▶ Data
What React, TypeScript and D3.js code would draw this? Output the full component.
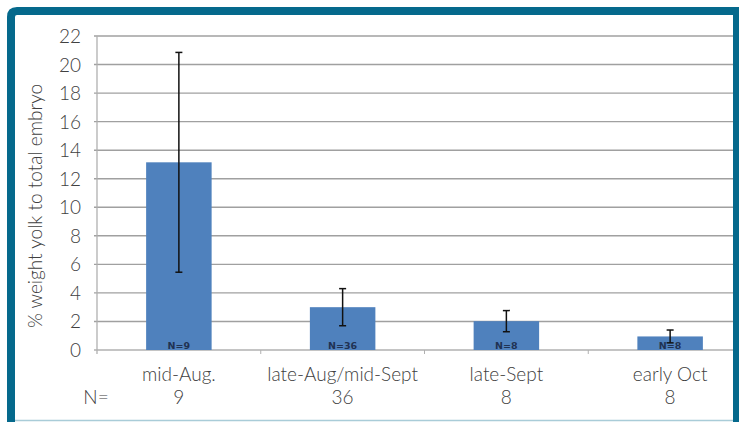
import { useEffect, useRef } from 'react';
import * as d3 from 'd3';

const categories = ['mid-Aug.', 'late-Aug/mid-Sept', 'late-Sept', 'early Oct'];
const counts = [9, 36, 8, 8];
const means = [13.15, 3.0, 2.02, 0.95];
const errors = [7.7, 1.3, 0.74, 0.45];
const yTicks = [0, 2, 4, 6, 8, 10, 12, 14, 16, 18, 20, 22];

export default function App() {
  const svgRef = useRef<SVGSVGElement>(null);

  useEffect(() => {
    document.body.style.margin = '0';
    if (!svgRef.current) return;

    const svg = d3.select(svgRef.current);
    svg.selectAll('*').remove();

    const width = 739;
    const height = 422;
    const teal = '#05698c';
    const textColor = '#404040';
    const font = 'Lato, "Open Sans", sans-serif';
    const fontSize = '19px';

    const defs = svg.append('defs');
    defs.append('clipPath')
      .attr('id', 'frame-clip')
      .append('rect')
      .attr('x', 15)
      .attr('y', 15)
      .attr('width', 720)
      .attr('height', 405);

    svg.append('rect')
      .attr('width', width)
      .attr('height', height)
      .attr('fill', '#fff');

    // plot area runs past the right frame, so it gets clipped like the original
    const x = d3.scaleBand<string>()
      .domain(categories)
      .range([97, 752])
      .paddingInner(0.6)
      .paddingOuter(0.3);
    const xStep = x.step();

    const y = d3.scaleLinear()
      .domain([0, 22])
      .range([350, 36]);

    const g = svg.append('g').attr('clip-path', 'url(#frame-clip)');

    // gridlines
    g.selectAll('line.grid')
      .data(yTicks.filter((d) => d > 0))
      .join('line')
      .attr('class', 'grid')
      .attr('x1', 94)
      .attr('x2', 752)
      .attr('y1', (d) => y(d))
      .attr('y2', (d) => y(d))
      .attr('stroke', '#a0a0a0')
      .attr('stroke-width', 1.4);

    // y axis line
    g.append('line')
      .attr('x1', 97)
      .attr('x2', 97)
      .attr('y1', y(22))
      .attr('y2', y(0) + 4)
      .attr('stroke', '#b0b0b0')
      .attr('stroke-width', 1.3);

    // x axis line + category ticks
    g.append('line')
      .attr('x1', 94)
      .attr('x2', 752)
      .attr('y1', y(0))
      .attr('y2', y(0))
      .attr('stroke', '#b0b0b0')
      .attr('stroke-width', 1.3);

    g.selectAll('line.xtick')
      .data(d3.range(1, categories.length))
      .join('line')
      .attr('class', 'xtick')
      .attr('x1', (i) => 97 + i * xStep)
      .attr('x2', (i) => 97 + i * xStep)
      .attr('y1', y(0))
      .attr('y2', y(0) + 4)
      .attr('stroke', '#b0b0b0')
      .attr('stroke-width', 1);

    // y tick labels
    svg.selectAll('text.ytick')
      .data(yTicks)
      .join('text')
      .attr('class', 'ytick')
      .attr('x', 81)
      .attr('y', (d) => y(d) + 7)
      .attr('text-anchor', 'end')
      .attr('fill', textColor)
      .attr('font-family', font)
      .attr('font-weight', 300)
      .attr('font-size', fontSize)
      .text((d) => d);

    // bars
    g.selectAll('rect.bar')
      .data(categories)
      .join('rect')
      .attr('class', 'bar')
      .attr('x', (d) => x(d)!)
      .attr('width', x.bandwidth())
      .attr('y', (_, i) => y(means[i]))
      .attr('height', (_, i) => y(0) - y(means[i]))
      .attr('fill', '#4f81bd');

    // error bars
    const cx = (d: string) => x(d)! + x.bandwidth() / 2;
    const err = g.selectAll('g.err')
      .data(categories)
      .join('g')
      .attr('class', 'err')
      .attr('stroke', '#111')
      .attr('stroke-width', 1.5);

    err.append('line')
      .attr('x1', cx)
      .attr('x2', cx)
      .attr('y1', (_, i) => y(means[i] + errors[i]))
      .attr('y2', (_, i) => y(means[i] - errors[i]));
    err.append('line')
      .attr('x1', (d) => cx(d) - 3.5)
      .attr('x2', (d) => cx(d) + 3.5)
      .attr('y1', (_, i) => y(means[i] + errors[i]))
      .attr('y2', (_, i) => y(means[i] + errors[i]));
    err.append('line')
      .attr('x1', (d) => cx(d) - 3.5)
      .attr('x2', (d) => cx(d) + 3.5)
      .attr('y1', (_, i) => y(means[i] - errors[i]))
      .attr('y2', (_, i) => y(means[i] - errors[i]));

    // N= labels inside the bars
    g.selectAll('text.nlabel')
      .data(categories)
      .join('text')
      .attr('class', 'nlabel')
      .attr('x', cx)
      .attr('y', y(0) - 1.5)
      .attr('text-anchor', 'middle')
      .attr('fill', '#1f3253')
      .attr('font-family', '"DejaVu Sans", sans-serif')
      .attr('font-weight', 'bold')
      .attr('font-size', '9.5px')
      .text((_, i) => `N=${counts[i]}`);

    // category labels and counts
    svg.selectAll('text.cat')
      .data(categories)
      .join('text')
      .attr('class', 'cat')
      .attr('x', cx)
      .attr('y', 381)
      .attr('text-anchor', 'middle')
      .attr('fill', textColor)
      .attr('font-family', font)
      .attr('font-weight', 300)
      .attr('font-size', fontSize)
      .text((d) => d);

    svg.selectAll('text.count')
      .data(categories)
      .join('text')
      .attr('class', 'count')
      .attr('x', cx)
      .attr('y', 404)
      .attr('text-anchor', 'middle')
      .attr('fill', textColor)
      .attr('font-family', font)
      .attr('font-weight', 300)
      .attr('font-size', fontSize)
      .text((_, i) => counts[i]);

    svg.append('text')
      .attr('x', 96)
      .attr('y', 404)
      .attr('text-anchor', 'middle')
      .attr('fill', textColor)
      .attr('font-family', font)
      .attr('font-weight', 300)
      .attr('font-size', fontSize)
      .text('N=');

    // y axis title
    svg.append('text')
      .attr('transform', 'translate(42,206) rotate(-90)')
      .attr('text-anchor', 'middle')
      .attr('fill', textColor)
      .attr('font-family', font)
      .attr('font-weight', 300)
      .attr('font-size', fontSize)
      .text('% weight yolk to total embryo');

    // teal frame
    svg.append('line')
      .attr('x1', 15)
      .attr('x2', 735)
      .attr('y1', 420.5)
      .attr('y2', 420.5)
      .attr('stroke', '#a9ccd8')
      .attr('stroke-width', 1.5);

    svg.append('path')
      .attr('d', 'M11,430 L11,17 Q11,11 17,11 L737,11 L737,430')
      .attr('fill', 'none')
      .attr('stroke', teal)
      .attr('stroke-width', 8);
  }, []);

  return <svg ref={svgRef} width={739} height={422} style={{ display: 'block' }} />;
}
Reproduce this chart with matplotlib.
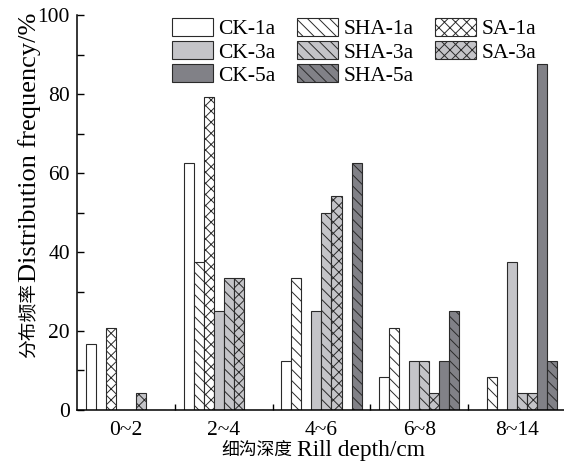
import numpy as np
import matplotlib
matplotlib.use('Agg')
import matplotlib.pyplot as plt
from matplotlib.ticker import MultipleLocator, FixedLocator

plt.rcParams['font.family'] = ['Liberation Serif', 'Noto Sans CJK SC']
plt.rcParams['hatch.linewidth'] = 0.7

categories = ['0~2', '2~4', '4~6', '6~8', '8~14']
series_names = ['CK-1a', 'SHA-1a', 'SA-1a', 'CK-3a', 'SHA-3a', 'SA-3a', 'CK-5a', 'SHA-5a']
ck_1a = [16.7, 62.5, 12.5, 8.3, 0]
sha_1a = [0, 37.5, 33.3, 20.8, 8.3]
sa_1a = [20.8, 79.2, 0, 0, 0]
ck_3a = [0, 25.0, 25.0, 12.5, 37.5]
sha_3a = [0, 33.3, 50.0, 12.5, 4.2]
sa_3a = [4.2, 33.3, 54.2, 4.2, 4.2]
ck_5a = [0, 0, 0, 12.5, 87.5]
sha_5a = [0, 0, 62.5, 25.0, 12.5]
series_values = [ck_1a, sha_1a, sa_1a, ck_3a, sha_3a, sa_3a, ck_5a, sha_5a]

WHITE, LIGHT, DARK = '#ffffff', '#c4c4c8', '#818187'
styles = {
    'CK-1a': (WHITE, ''), 'CK-3a': (LIGHT, ''), 'CK-5a': (DARK, ''),
    'SHA-1a': (WHITE, '\\\\\\'), 'SHA-3a': (LIGHT, '\\\\\\'), 'SHA-5a': (DARK, '\\\\\\'),
    'SA-1a': (WHITE, 'xxx'), 'SA-3a': (LIGHT, 'xxx'),
}

fig = plt.figure(figsize=(5.64, 4.63), dpi=100)
ax = fig.add_axes([0.1365, 0.1145, 0.8635, 0.853])

x = np.arange(len(categories))
w = 0.1025
handles = {}
for i, (name, vals) in enumerate(zip(series_names, series_values)):
    fc, hatch = styles[name]
    bars = ax.bar(x + (i - 3.5) * w, vals, width=w, facecolor=fc, hatch=hatch,
                  edgecolor='#2a2a2a', linewidth=0.8, label=name)
    handles[name] = bars

ax.set_xlim(-0.5, 4.48)
ax.set_ylim(0, 100)
ax.set_xticks(x)
ax.set_xticklabels(categories)
ax.xaxis.set_minor_locator(FixedLocator(x[:-1] + 0.5))
ax.yaxis.set_major_locator(MultipleLocator(20))
ax.yaxis.set_minor_locator(MultipleLocator(10))
ax.tick_params(axis='x', which='major', length=0, pad=8, labelsize=15.5)
ax.tick_params(axis='x', which='minor', direction='in', length=4, width=1)
ax.tick_params(axis='y', which='both', direction='in', length=5, width=1, labelsize=15.5, pad=5)
for s in ['top', 'right']:
    ax.spines[s].set_visible(False)
for s in ['left', 'bottom']:
    ax.spines[s].set_linewidth(1.1)

# axis titles: Chinese and English parts drawn at different sizes
fig.text(0.052, 0.389, '分布频率', rotation=90, rotation_mode='anchor', ha='right', va='center',
         fontsize=13.5, family='Noto Sans CJK SC')
fig.text(0.052, 0.392, 'Distribution frequency/%', rotation=90, rotation_mode='anchor',
         ha='left', va='center', fontsize=19)
fig.text(0.519, 0.028, '细沟深度', ha='right', va='center', fontsize=12.8, family='Noto Sans CJK SC')
fig.text(0.527, 0.028, 'Rill depth/cm', ha='left', va='center', fontsize=16.8)

order = ['CK-1a', 'CK-3a', 'CK-5a', 'SHA-1a', 'SHA-3a', 'SHA-5a', 'SA-1a', 'SA-3a']
fig.legend([handles[n] for n in order], order, loc='upper left', bbox_to_anchor=(0.305, 0.961),
           ncol=3, frameon=False, fontsize=15.5, handlelength=1.9, handleheight=0.9,
           handletextpad=0.25, labelspacing=0.08, columnspacing=1.0, borderpad=0,
           borderaxespad=0)

fig.savefig('out.png', dpi=100)
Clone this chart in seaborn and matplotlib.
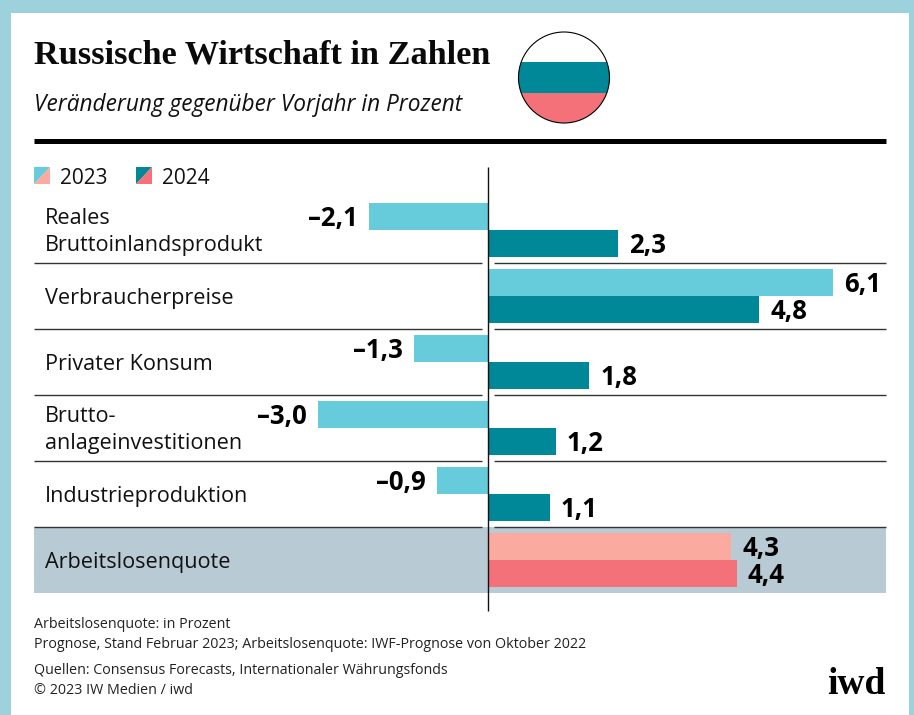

▶ The request
Without the pictures, write out the lines from the beginning of the entries through the line with "import * as d3 from 'd3';".

▶ Written response
What React, TypeScript and D3.js code would draw this? Output the full component.
import { useEffect, useRef } from 'react';
import * as d3 from 'd3';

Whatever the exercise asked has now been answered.